La punzada apareció repentinamente en mi hemisferio derecho, más o menos a la altura de la corteza prefrontal. La sentí latir como si fuera una pequeña granada a punto de estallar.
En los momentos previos estaba pensando en que los escritores consagrados (como el autor de la novela que estaba leyendo), de una u otra manera, todos se parecen: tienen protagonistas irreverentes, perdedores (según los estándares de la sociedad mexicana), que escuchan música underground, que se quejan del sistema, que consumen enervantes, que tienen un amor platónico, que hacen cosas que se desvían de la normalidad. Que, en cierta forma, son como el Che Guevara: que prefieren morir como hombres en lugar de vivir como cobardes...
Más concretamente, estaba pensando en que los protagonistas de esta clase de novelas de “héroes subterráneos” son, obviamente, el álter ego de los autores consagrados.
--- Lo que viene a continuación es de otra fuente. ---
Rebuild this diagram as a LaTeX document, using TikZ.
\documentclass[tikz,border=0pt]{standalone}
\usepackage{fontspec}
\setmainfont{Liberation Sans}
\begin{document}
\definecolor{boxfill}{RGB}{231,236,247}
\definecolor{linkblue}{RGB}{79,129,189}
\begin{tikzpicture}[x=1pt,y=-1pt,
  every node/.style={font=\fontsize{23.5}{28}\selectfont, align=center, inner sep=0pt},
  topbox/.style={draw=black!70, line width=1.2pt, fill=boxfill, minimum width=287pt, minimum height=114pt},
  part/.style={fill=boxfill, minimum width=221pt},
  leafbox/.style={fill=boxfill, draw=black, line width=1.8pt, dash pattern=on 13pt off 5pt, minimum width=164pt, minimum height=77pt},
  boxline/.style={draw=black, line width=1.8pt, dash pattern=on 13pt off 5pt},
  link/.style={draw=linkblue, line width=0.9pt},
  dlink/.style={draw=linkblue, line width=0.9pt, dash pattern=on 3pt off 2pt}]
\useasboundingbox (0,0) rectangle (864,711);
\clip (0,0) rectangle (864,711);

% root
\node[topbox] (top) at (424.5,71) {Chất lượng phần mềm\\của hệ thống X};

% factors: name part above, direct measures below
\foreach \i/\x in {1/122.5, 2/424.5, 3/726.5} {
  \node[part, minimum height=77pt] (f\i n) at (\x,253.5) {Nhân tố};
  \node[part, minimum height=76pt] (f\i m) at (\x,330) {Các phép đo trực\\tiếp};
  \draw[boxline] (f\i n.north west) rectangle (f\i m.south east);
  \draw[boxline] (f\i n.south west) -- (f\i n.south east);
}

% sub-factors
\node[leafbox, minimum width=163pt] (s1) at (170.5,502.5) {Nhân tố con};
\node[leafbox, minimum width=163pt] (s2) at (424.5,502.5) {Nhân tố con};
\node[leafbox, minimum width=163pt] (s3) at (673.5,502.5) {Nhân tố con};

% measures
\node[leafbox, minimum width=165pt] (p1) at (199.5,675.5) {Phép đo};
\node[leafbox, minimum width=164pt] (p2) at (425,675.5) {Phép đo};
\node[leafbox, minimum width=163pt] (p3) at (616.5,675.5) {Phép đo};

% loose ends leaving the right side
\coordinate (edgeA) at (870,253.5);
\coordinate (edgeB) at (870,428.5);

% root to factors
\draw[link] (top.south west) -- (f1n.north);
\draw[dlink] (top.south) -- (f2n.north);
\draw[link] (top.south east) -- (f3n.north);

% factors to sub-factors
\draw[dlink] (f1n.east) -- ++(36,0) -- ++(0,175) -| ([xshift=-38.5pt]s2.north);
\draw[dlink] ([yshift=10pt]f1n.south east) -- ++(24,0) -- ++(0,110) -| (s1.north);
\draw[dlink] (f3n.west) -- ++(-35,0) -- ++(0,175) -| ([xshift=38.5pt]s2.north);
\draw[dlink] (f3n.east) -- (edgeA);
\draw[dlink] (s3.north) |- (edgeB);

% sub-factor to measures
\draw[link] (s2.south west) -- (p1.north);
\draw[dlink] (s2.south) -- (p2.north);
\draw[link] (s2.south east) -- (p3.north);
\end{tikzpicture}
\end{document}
Los protagonistas son individuos marginales, viven en condiciones paupérrimas, son divorciados, casi no tienen dinero, pero, al final, ocurre, casi siempre, una de dos cosas: o reciben una inesperada herencia que les facilita la vida, o tienen un amigo empresario que se apiada de ellos y que les da un contrato por hacer cualquier cosa y que les permite cultivar sus intereses artísticos o intelectuales.
La vida, más allá de los libros y de los círculos literarios, es otra cosa: casi siempre, por más que te esfuerces, te quedas en los primeros peldaños de las escaleras.
Leía, concretamente, una de las últimas páginas de la novela, cuando el Yulian está en una plaza atestiguando cómo la estrella pop del momento firma autógrafos en una tienda de música, y se pone a tocar “Helther Skelter”, para lidiar con su frustración. Reflexiona sobre su vida. La veinteañera que lo admira y con quien se ha acostado unas cuantas veces, además de ser mucho menor que él, sólo lo usa y pertenece a otra clase social. Paty Kay –el pato, el patito, el patitito...*–, su amor platónico y, además, una excelsa guitarrista, está muy lejos, tocando la guitarra en un circo que está de gira por Estados Unidos. Yulian se ha resignado a ver de vez en cuando a Brenda –la veinteañera–, pero no tolera que el patito le haya confesado que ella también lo ama. Yulian sabe que patito es una mujer complicada.
Entonces, la gente se acerca a Yulian y la estrella pop del momento no tolera ser opacado por un desconocido y le tira unas monedas y le dice que toque algo que él pueda cantar. Justo cuando el Yulian, exorcizando sus frustraciones, le estrella la guitarra en la cabeza a la estrella pop del momento, sentí la punzada.
¿Coincidencia?
Tal vez no.
La noche anterior me había bebido 6 cervezas. Y no las disfruté. Quién sabe por qué ya no disfruto el alcohol. Últimamente no me lleva a la zona, ya no me desinhibe, ya no borra mis prejuicios, ya no me ayuda a escribir. Estaba escribiendo un relato sobre un tipo de la Prepa 7 –¿mi álter ego?– que acabó en el Ministerio Público un día en el que se celebraba la quema del burro. Pero ése es otro tema –no he podido concluir ese relato, desde hace más de dos meses–: el punto es que me desperté con una terrible resaca, con la paranoia de la resaca, con la deshidratación de la resaca, con el cansancio de la resaca, con las náuseas de la resaca, con la ansiedad de la resaca y con todos esos síntomas horribles de la resaca que no recuerdo ahora mismo.
Ya pasaron más de 24 horas desde entonces y sigo con la punzada. No es permanente, aparece esporádicamente. Casi cada dos horas. O menos. Cuando salí a correr, por la mañana, la sentía. Tengo la impresión de que ha ido disminuyendo el área que afecta. Que se ha ido recorriendo desde el extremo derecho de mi cerebro, hasta la línea media.
Esta punzada me hace pensar en la cefalea tensional que sentía en los días previos a la cirugía en la que me suturaron una parte del esófago, con una parte del estómago. Mi médica me dijo que la cefalea tensional podía deberse al estrés. Hace unos minutos, Google me dijo que la cefalea tensional también podría deberse a la falta de sueño y al consumo de alcohol.
Temo que pueda tratarse de algo más grave: una advertencia de un ACV.
Al rato tengo una cita telefónica. También puede ser eso. No me gusta hablar por teléfono. Mucho menos, si es una especie de cita. Mucho menos si es una videollamada. Nunca sé cómo concluir una llamada telefónica. No quiero ser grosero.
*La muletilla con la que el autor se refiere a su amor platónico, ¡durante más del 30% de la novela de casi 400 páginas!